In my first week of a career writing about HP, one of the first things that I learn is that we've been scooped. The latest HP 3000, a real ground-breaker, is already in the pages of Interact magazine. The user group Interex has won again, because being physically near those HP Bay Area offices makes a difference. There's nobody on our staff or theirs who wrote news for newspapers, though, not until this week. It's the only chance we've got to learn something first: Get on that phone, son.

Thirty years ago the market that became the community I called home had a minicomputer product being sold in a mainframe mindset. HP sold office computers for interactive computing, just like DEC, Wang, Control Data, Honeywell, Burroughs, Univac, Datapoint, and yeah, some company called IBM. I'd heard of IBM. I knew nothing about the rest of the BUNCH, and I thought they were kidding about a company called Wang. (In the years to come, our publishing company created an unfortunately-named tabloid called Wang in the News.)

Mighty MouseWe got scooped on the release of the Series 37, which HP called the Office Computer because it was the first minicomputer it sold that didn't need special cooling or a raised floor. It operated on carpet, and that was a big deal for something people called the Mighty Mouse. It had the the first 3000 on a chip; a CMOS gate array; could have as much as 8 MB of memory and the same performance as a Series III, according to Stan Sieler's genealogy of that era. The Series III cost four times as much. That 8 MB is smaller than some of the individual podcast files I created 25 years later.

But I'm getting ahead of myself, like I usually do. I came into that office with 24 credit hours of computer science and a passion for the field. I was an enthusiast, as they used to call people who like computers for the concept of what they'd do, not just what they could help you learn. I only had a journalism degree to hang up on my paneled office wall. Plus that telephone and a notepad and a recorder. I needed the recorder, because I was drinking out of a fire hose of information for the first six months of these 30 years.

People were at the heart of the work, though. Not just the machines, but creative people with personality and a penchant for gathering and being social. These were business computing analysts, and the best way for them to share what they knew and learn was to read and meet in person. They held meetings at least once a month around the world. They were generous with what they knew. It seemed lots of them wanted to teach.
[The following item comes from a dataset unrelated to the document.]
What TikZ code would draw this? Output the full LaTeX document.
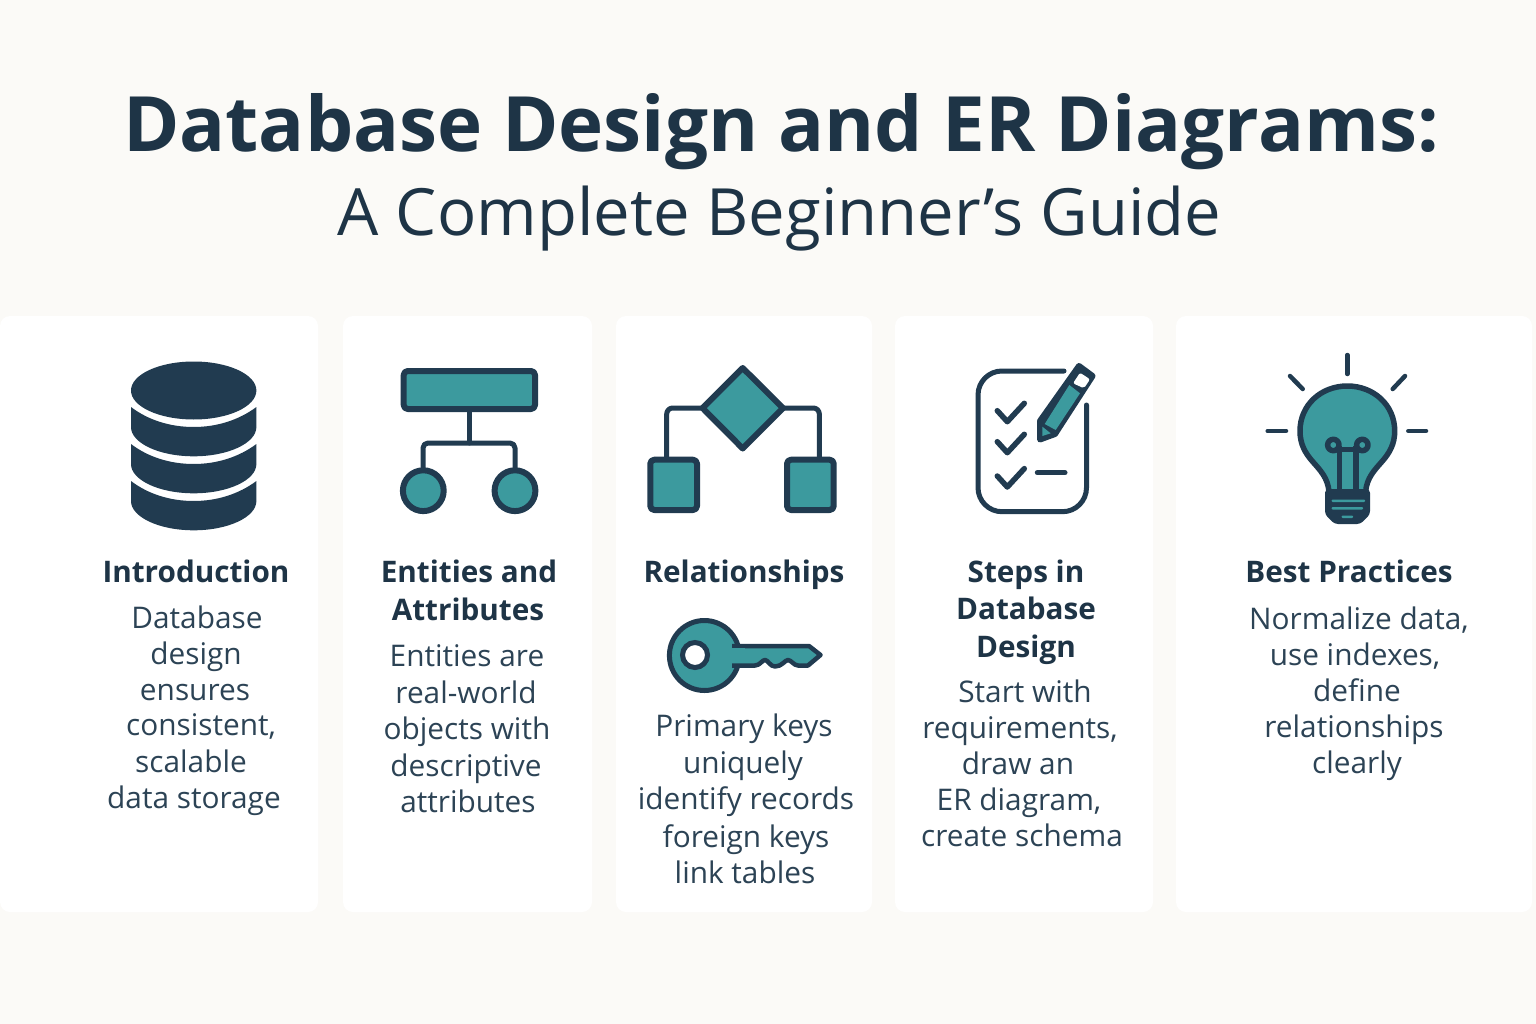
\documentclass[tikz,border=0pt]{standalone}
\usepackage{fontspec}
\setmainfont{Open Sans}
\definecolor{paper}{HTML}{FBFAF7}
\definecolor{ink}{HTML}{213B50}
\definecolor{teal}{HTML}{3C9A9E}
\definecolor{titleink}{HTML}{1E3446}
\definecolor{bodyink}{HTML}{2C4355}
\tikzset{
  card/.style={fill=white,draw=none,rounded corners=10pt},
  heading/.style={anchor=base,inner sep=0pt,text=titleink,font=\fontsize{29.7}{36}\selectfont\bfseries},
  body/.style={anchor=base,inner sep=0pt,text=bodyink,font=\fontsize{29.8}{36}\selectfont},
  iconline/.style={draw=ink,line width=5pt,line cap=round,line join=round},
  iconshape/.style={draw=ink,fill=teal,line width=6pt,line join=round},
  solid ink/.style={fill=ink,draw=none},
}
\begin{document}
\begin{tikzpicture}[x=1pt,y=-1pt]
\useasboundingbox (0,0) rectangle (1536,1024);
\fill[paper] (0,0) rectangle (1536,1024);
% cards
\path[card] (0,316) rectangle (318,912);
\path[card] (343,316) rectangle (592,912);
\path[card] (616,316) rectangle (872,912);
\path[card] (895,316) rectangle (1153,912);
\path[card] (1176,316) rectangle (1532,912);
% title
\node[inner sep=0pt,anchor=base,text=titleink,font=\fontsize{76.35}{80}\selectfont\bfseries] (title) at (781,152) {Database Design and ER Diagrams:};
\node[inner sep=0pt,anchor=base,text=titleink,font=\fontsize{65.2}{70}\selectfont] (subtitle) at (779.5,236) {A Complete Beginner’s Guide};
% database icon
\path[solid ink] (131,390.5) .. controls (131,374.5) and (159,361.5) .. (193.7,361.5) .. controls (228.4,361.5) and (256.4,374.5) .. (256.4,390.5) .. controls (256.4,406.5) and (228.4,419.5) .. (193.7,419.5) .. controls (159,419.5) and (131,406.5) .. (131,390.5) -- cycle;
\foreach \d in {0,37,74}{
  \path[solid ink] (131,407+\d) .. controls (148,420+\d) and (170,427+\d) .. (193.7,427+\d) .. controls (217,427+\d) and (239,420+\d) .. (256.4,407+\d) -- (256.4,427+\d) .. controls (256.4,443+\d) and (228.4,456.3+\d) .. (193.7,456.3+\d) .. controls (159,456.3+\d) and (131,443+\d) .. (131,427+\d) -- cycle;
}
% entity icon
\draw[iconline] (469,409) -- (469,443);
\draw[iconline,rounded corners=5pt] (423,470) -- (423,443) -- (515,443) -- (515,470);
\draw[iconshape,rounded corners=4pt] (403.7,371) rectangle (535,409);
\draw[iconshape] (423.3,490.7) circle (20.4pt);
\draw[iconshape] (515,490.7) circle (20.4pt);
% relationship icon
\draw[iconline,rounded corners=6pt] (666.7,457) -- (666.7,408) -- (819.3,408) -- (819.3,457);
\draw[iconshape] (742.7,368) -- (783,408) -- (742.7,448.5) -- (702.5,408) -- cycle;
\draw[iconshape,rounded corners=4pt] (650.3,459.7) rectangle (697,510);
\draw[iconshape,rounded corners=4pt] (787,459.7) rectangle (833.7,510);
% checklist icon
\draw[iconline,rounded corners=24pt] (1064,371) -- (978,371) -- (978,511.7) -- (1086.5,511.7) -- (1086.5,405);
\foreach \d in {0,31,65.3}{
  \draw[iconline,line width=5.5pt] (997.3,410.7+\d) -- (1007.3,421.7+\d) -- (1024.3,403.3+\d);
}
\draw[iconline] (1037.3,472.7) -- (1065,472.7);
\path[fill=ink,draw=ink,line width=6pt,line join=round] (1040,421) -- (1079,366) -- (1092.5,376) -- (1055,434) -- (1040,439.5) -- cycle;
\path[fill=teal] (1044.7,424) -- (1069.3,385) -- (1080,393.3) -- (1055.7,430) -- cycle;
\path[fill=white,rounded corners=2pt] (1073,383.3) -- (1080,372.7) -- (1090,379.3) -- (1084,388.3) -- cycle;
\path[fill=teal] (1042.3,426.7) -- (1050.7,433.3) -- (1042.3,436) -- cycle;
% light bulb icon
\draw[iconline,line width=4.5pt] (1347.3,355) -- (1347.3,374);
\draw[iconline,line width=4.5pt] (1290,376) -- (1302.7,389);
\draw[iconline,line width=4.5pt] (1405,376) -- (1392.7,389);
\draw[iconline,line width=4.5pt] (1267.7,431) -- (1286,431);
\draw[iconline,line width=4.5pt] (1408.3,431) -- (1426,431);
\draw[iconshape,line width=5.5pt] (1329,492) .. controls (1328,478) and (1320,470) .. (1313,462) .. controls (1305,453) and (1300,444) .. (1300,431) .. controls (1300,405) and (1321,386) .. (1347.3,386) .. controls (1373.6,386) and (1394.7,405) .. (1394.7,431) .. controls (1394.7,444) and (1389.6,453) .. (1381.6,462) .. controls (1374.6,470) and (1366.6,478) .. (1365.6,492);
\draw[iconline,line width=5.5pt,line cap=butt] (1339.3,446) -- (1339.3,492);
\draw[iconline,line width=5.5pt,line cap=butt] (1356,446) -- (1356,492);
\draw[iconline,line width=5.5pt] (1339.3,449.5) -- (1356,449.5);
\draw[iconline,line width=5.5pt] (1333.3,445) circle (5.7pt);
\draw[iconline,line width=5.5pt] (1362.3,445) circle (5.7pt);
\path[fill=ink,draw=ink,line width=2pt,line join=round,rounded corners=3pt] (1326,490) -- (1369,490) -- (1369,514) -- (1360,523) -- (1335,523) -- (1326,514) -- cycle;
\path[fill=teal,rounded corners=1pt] (1331.7,499.5) rectangle (1365,502);
\path[fill=teal,rounded corners=1pt] (1331.7,507) rectangle (1363,509.5);
\path[fill=teal,rounded corners=1pt] (1341.7,515.5) rectangle (1353,518);
% key icon
\draw[iconshape,line width=5pt] (704.4,655.5) circle (35pt);
\draw[iconshape,line width=4.5pt] (732,646) -- (809,646) -- (820.5,655) -- (808,665.5) -- (798,665.5) .. controls (794,665.5) and (791,660) .. (788,660) .. controls (785,660) and (782,666.5) .. (775,666.5) .. controls (770,666.5) and (768,660) .. (765,660) .. controls (762,660) and (760,665.5) .. (755,665.5) -- (732,665.5);
\path[fill=teal] (728,648.3) rectangle (745,663.2);
\draw[draw=ink,fill=white,line width=5pt] (695,655) circle (12.5pt);
% text: introduction
\node[heading] (h1) at (196,582) {Introduction};
\node[body] (b1a) at (197,628) {Database};
\node[body] (b1b) at (196,664) {design};
\node[body] (b1c) at (195,700) {ensures};
\node[body] (b1d) at (201,735) {consistent,};
\node[body] (b1e) at (191,772) {scalable};
\node[body] (b1f) at (194,808) {data storage};
% text: entities
\node[heading] (h2a) at (469,582) {Entities and};
\node[heading] (h2b) at (468,620) {Attributes};
\node[body] (b2a) at (467,666) {Entities are};
\node[body] (b2b) at (466,703) {real-world};
\node[body] (b2c) at (467,739) {objects with};
\node[body] (b2d) at (466,776) {descriptive};
\node[body] (b2e) at (468,812) {attributes};
% text: relationships
\node[heading] (h3) at (744,582) {Relationships};
\node[body] (b3a) at (744,736) {Primary keys};
\node[body] (b3b) at (743,773) {uniquely};
\node[body] (b3c) at (746,809) {identify records};
\node[body] (b3d) at (746,847) {foreign keys};
\node[body] (b3e) at (745,883) {link tables};
% text: steps
\node[heading] (h4a) at (1026,582) {Steps in};
\node[heading] (h4b) at (1026,619) {Database};
\node[heading] (h4c) at (1026,657) {Design};
\node[body] (b4a) at (1025,702) {Start with};
\node[body] (b4b) at (1020,738) {requirements,};
\node[body] (b4c) at (1018,774) {draw an};
\node[body] (b4d) at (1019,810) {ER diagram,};
\node[body] (b4e) at (1022,846) {create schema};
% text: best practices
\node[heading] (h5) at (1349,582) {Best Practices};
\node[body] (b5a) at (1359,629) {Normalize data,};
\node[body] (b5b) at (1355,665) {use indexes,};
\node[body] (b5c) at (1357,701) {define};
\node[body] (b5d) at (1354,737) {relationships};
\node[body] (b5e) at (1357,773) {clearly};
\end{tikzpicture}
\end{document}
These days there are Throwback Thursdays online in social media like Facebook. Us baby boomers share pictures of our younger days. But I'm going to take more than just this coming Thursday to throw you back into 1984 and the place where I came in, looking for a way to tell stories that 3000 people would hear for the first time. Being first was important. But I'd soon learn that being accurate was even more important, more essential to my readers and my new community than being accurate when someone was on trial, or critically injured, or breaking a record or hearts on a sporting field. It certainly felt that way to the people who shared their stories with me. It also felt that way to me, the first time I messed up in public as I came in, then got schooled in person about how inaccurate my editing was in 1984.